start DATA SHOWN

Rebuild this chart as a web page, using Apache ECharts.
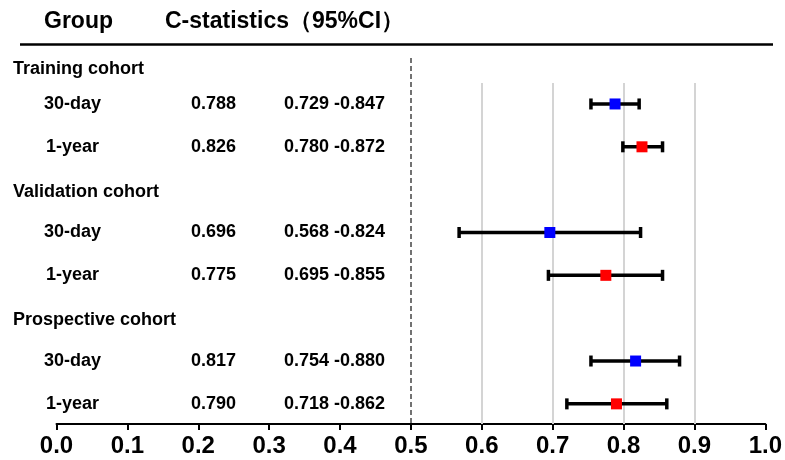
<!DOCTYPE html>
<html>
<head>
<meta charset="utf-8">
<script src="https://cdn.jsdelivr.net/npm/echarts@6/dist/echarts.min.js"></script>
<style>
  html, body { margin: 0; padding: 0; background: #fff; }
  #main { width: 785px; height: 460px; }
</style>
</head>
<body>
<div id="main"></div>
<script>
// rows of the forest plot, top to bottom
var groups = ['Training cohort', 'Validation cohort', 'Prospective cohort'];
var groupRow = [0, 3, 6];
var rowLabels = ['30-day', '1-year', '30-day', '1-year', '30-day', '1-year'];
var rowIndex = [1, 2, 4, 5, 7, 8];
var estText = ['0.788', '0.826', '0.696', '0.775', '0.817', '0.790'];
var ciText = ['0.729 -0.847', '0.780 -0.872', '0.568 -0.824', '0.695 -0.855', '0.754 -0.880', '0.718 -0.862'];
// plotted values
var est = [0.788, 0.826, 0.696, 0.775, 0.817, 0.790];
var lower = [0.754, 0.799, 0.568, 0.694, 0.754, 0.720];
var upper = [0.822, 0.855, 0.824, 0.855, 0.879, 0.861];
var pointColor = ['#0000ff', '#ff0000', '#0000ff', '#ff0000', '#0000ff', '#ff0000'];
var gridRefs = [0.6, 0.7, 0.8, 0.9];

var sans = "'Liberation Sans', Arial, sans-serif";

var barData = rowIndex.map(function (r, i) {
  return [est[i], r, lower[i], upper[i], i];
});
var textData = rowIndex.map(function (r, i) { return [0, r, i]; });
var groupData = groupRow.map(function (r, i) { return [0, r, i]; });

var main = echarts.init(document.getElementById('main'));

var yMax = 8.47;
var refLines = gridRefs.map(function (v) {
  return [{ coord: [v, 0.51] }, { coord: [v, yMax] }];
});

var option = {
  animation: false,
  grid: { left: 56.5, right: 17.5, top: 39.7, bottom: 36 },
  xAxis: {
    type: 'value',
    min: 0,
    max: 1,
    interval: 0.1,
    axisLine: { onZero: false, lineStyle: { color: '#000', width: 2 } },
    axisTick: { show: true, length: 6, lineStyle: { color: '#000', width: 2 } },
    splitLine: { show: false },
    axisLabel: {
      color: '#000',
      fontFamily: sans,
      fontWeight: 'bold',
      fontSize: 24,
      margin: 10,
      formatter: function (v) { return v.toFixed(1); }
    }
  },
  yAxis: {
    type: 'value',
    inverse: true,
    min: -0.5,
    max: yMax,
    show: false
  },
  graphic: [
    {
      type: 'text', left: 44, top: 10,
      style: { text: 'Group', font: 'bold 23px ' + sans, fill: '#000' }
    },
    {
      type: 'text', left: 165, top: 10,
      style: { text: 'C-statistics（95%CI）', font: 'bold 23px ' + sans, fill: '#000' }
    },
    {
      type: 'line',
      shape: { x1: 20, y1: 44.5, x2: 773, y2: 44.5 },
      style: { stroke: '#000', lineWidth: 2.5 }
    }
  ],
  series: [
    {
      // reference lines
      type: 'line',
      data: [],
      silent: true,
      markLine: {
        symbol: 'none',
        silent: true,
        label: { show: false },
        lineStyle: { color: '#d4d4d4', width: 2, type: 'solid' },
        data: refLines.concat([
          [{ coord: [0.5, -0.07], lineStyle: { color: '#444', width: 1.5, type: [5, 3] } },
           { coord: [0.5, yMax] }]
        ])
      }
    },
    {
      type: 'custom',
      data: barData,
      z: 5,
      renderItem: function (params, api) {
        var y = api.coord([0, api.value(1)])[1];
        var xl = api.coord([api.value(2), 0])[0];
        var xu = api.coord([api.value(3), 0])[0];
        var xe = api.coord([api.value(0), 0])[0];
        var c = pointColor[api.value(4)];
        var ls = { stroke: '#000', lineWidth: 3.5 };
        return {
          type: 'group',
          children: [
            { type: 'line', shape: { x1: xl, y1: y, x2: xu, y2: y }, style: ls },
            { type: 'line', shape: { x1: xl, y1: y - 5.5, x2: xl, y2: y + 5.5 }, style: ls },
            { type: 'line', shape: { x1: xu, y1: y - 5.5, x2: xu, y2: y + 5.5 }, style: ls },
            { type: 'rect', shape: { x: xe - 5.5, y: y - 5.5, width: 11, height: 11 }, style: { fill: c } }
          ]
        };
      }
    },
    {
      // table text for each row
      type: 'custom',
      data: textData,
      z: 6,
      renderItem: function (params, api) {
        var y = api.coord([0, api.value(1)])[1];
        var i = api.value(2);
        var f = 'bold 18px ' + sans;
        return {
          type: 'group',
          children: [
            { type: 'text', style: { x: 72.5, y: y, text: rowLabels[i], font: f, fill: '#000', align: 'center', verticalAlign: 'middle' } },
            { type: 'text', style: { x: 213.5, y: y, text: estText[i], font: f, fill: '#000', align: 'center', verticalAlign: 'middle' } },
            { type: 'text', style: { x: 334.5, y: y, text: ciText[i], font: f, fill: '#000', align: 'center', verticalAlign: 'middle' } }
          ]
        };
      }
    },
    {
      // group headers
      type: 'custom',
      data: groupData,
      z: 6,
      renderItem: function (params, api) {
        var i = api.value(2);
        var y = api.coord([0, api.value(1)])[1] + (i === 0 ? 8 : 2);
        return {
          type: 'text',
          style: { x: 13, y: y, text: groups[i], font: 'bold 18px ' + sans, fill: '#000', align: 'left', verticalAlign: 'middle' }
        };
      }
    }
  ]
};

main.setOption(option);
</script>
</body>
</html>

end DATA SHOWN

DESCRIPTION OF THE TASK: Repeat the data above exactly, but not the pictures.

ANSWER FOR THIS EXERCISE:
Rebuild this chart as a web page, using Apache ECharts.
<!DOCTYPE html>
<html>
<head>
<meta charset="utf-8">
<script src="https://cdn.jsdelivr.net/npm/echarts@6/dist/echarts.min.js"></script>
<style>
  html, body { margin: 0; padding: 0; background: #fff; }
  #main { width: 785px; height: 460px; }
</style>
</head>
<body>
<div id="main"></div>
<script>
// rows of the forest plot, top to bottom
var groups = ['Training cohort', 'Validation cohort', 'Prospective cohort'];
var groupRow = [0, 3, 6];
var rowLabels = ['30-day', '1-year', '30-day', '1-year', '30-day', '1-year'];
var rowIndex = [1, 2, 4, 5, 7, 8];
var estText = ['0.788', '0.826', '0.696', '0.775', '0.817', '0.790'];
var ciText = ['0.729 -0.847', '0.780 -0.872', '0.568 -0.824', '0.695 -0.855', '0.754 -0.880', '0.718 -0.862'];
// plotted values
var est = [0.788, 0.826, 0.696, 0.775, 0.817, 0.790];
var lower = [0.754, 0.799, 0.568, 0.694, 0.754, 0.720];
var upper = [0.822, 0.855, 0.824, 0.855, 0.879, 0.861];
var pointColor = ['#0000ff', '#ff0000', '#0000ff', '#ff0000', '#0000ff', '#ff0000'];
var gridRefs = [0.6, 0.7, 0.8, 0.9];

var sans = "'Liberation Sans', Arial, sans-serif";

var barData = rowIndex.map(function (r, i) {
  return [est[i], r, lower[i], upper[i], i];
});
var textData = rowIndex.map(function (r, i) { return [0, r, i]; });
var groupData = groupRow.map(function (r, i) { return [0, r, i]; });

var main = echarts.init(document.getElementById('main'));

var yMax = 8.47;
var refLines = gridRefs.map(function (v) {
  return [{ coord: [v, 0.51] }, { coord: [v, yMax] }];
});

var option = {
  animation: false,
  grid: { left: 56.5, right: 17.5, top: 39.7, bottom: 36 },
  xAxis: {
    type: 'value',
    min: 0,
    max: 1,
    interval: 0.1,
    axisLine: { onZero: false, lineStyle: { color: '#000', width: 2 } },
    axisTick: { show: true, length: 6, lineStyle: { color: '#000', width: 2 } },
    splitLine: { show: false },
    axisLabel: {
      color: '#000',
      fontFamily: sans,
      fontWeight: 'bold',
      fontSize: 24,
      margin: 10,
      formatter: function (v) { return v.toFixed(1); }
    }
  },
  yAxis: {
    type: 'value',
    inverse: true,
    min: -0.5,
    max: yMax,
    show: false
  },
  graphic: [
    {
      type: 'text', left: 44, top: 10,
      style: { text: 'Group', font: 'bold 23px ' + sans, fill: '#000' }
    },
    {
      type: 'text', left: 165, top: 10,
      style: { text: 'C-statistics（95%CI）', font: 'bold 23px ' + sans, fill: '#000' }
    },
    {
      type: 'line',
      shape: { x1: 20, y1: 44.5, x2: 773, y2: 44.5 },
      style: { stroke: '#000', lineWidth: 2.5 }
    }
  ],
  series: [
    {
      // reference lines
      type: 'line',
      data: [],
      silent: true,
      markLine: {
        symbol: 'none',
        silent: true,
        label: { show: false },
        lineStyle: { color: '#d4d4d4', width: 2, type: 'solid' },
        data: refLines.concat([
          [{ coord: [0.5, -0.07], lineStyle: { color: '#444', width: 1.5, type: [5, 3] } },
           { coord: [0.5, yMax] }]
        ])
      }
    },
    {
      type: 'custom',
      data: barData,
      z: 5,
      renderItem: function (params, api) {
        var y = api.coord([0, api.value(1)])[1];
        var xl = api.coord([api.value(2), 0])[0];
        var xu = api.coord([api.value(3), 0])[0];
        var xe = api.coord([api.value(0), 0])[0];
        var c = pointColor[api.value(4)];
        var ls = { stroke: '#000', lineWidth: 3.5 };
        return {
          type: 'group',
          children: [
            { type: 'line', shape: { x1: xl, y1: y, x2: xu, y2: y }, style: ls },
            { type: 'line', shape: { x1: xl, y1: y - 5.5, x2: xl, y2: y + 5.5 }, style: ls },
            { type: 'line', shape: { x1: xu, y1: y - 5.5, x2: xu, y2: y + 5.5 }, style: ls },
            { type: 'rect', shape: { x: xe - 5.5, y: y - 5.5, width: 11, height: 11 }, style: { fill: c } }
          ]
        };
      }
    },
    {
      // table text for each row
      type: 'custom',
      data: textData,
      z: 6,
      renderItem: function (params, api) {
        var y = api.coord([0, api.value(1)])[1];
        var i = api.value(2);
        var f = 'bold 18px ' + sans;
        return {
          type: 'group',
          children: [
            { type: 'text', style: { x: 72.5, y: y, text: rowLabels[i], font: f, fill: '#000', align: 'center', verticalAlign: 'middle' } },
            { type: 'text', style: { x: 213.5, y: y, text: estText[i], font: f, fill: '#000', align: 'center', verticalAlign: 'middle' } },
            { type: 'text', style: { x: 334.5, y: y, text: ciText[i], font: f, fill: '#000', align: 'center', verticalAlign: 'middle' } }
          ]
        };
      }
    },
    {
      // group headers
      type: 'custom',
      data: groupData,
      z: 6,
      renderItem: function (params, api) {
        var i = api.value(2);
        var y = api.coord([0, api.value(1)])[1] + (i === 0 ? 8 : 2);
        return {
          type: 'text',
          style: { x: 13, y: y, text: groups[i], font: 'bold 18px ' + sans, fill: '#000', align: 'left', verticalAlign: 'middle' }
        };
      }
    }
  ]
};

main.setOption(option);
</script>
</body>
</html>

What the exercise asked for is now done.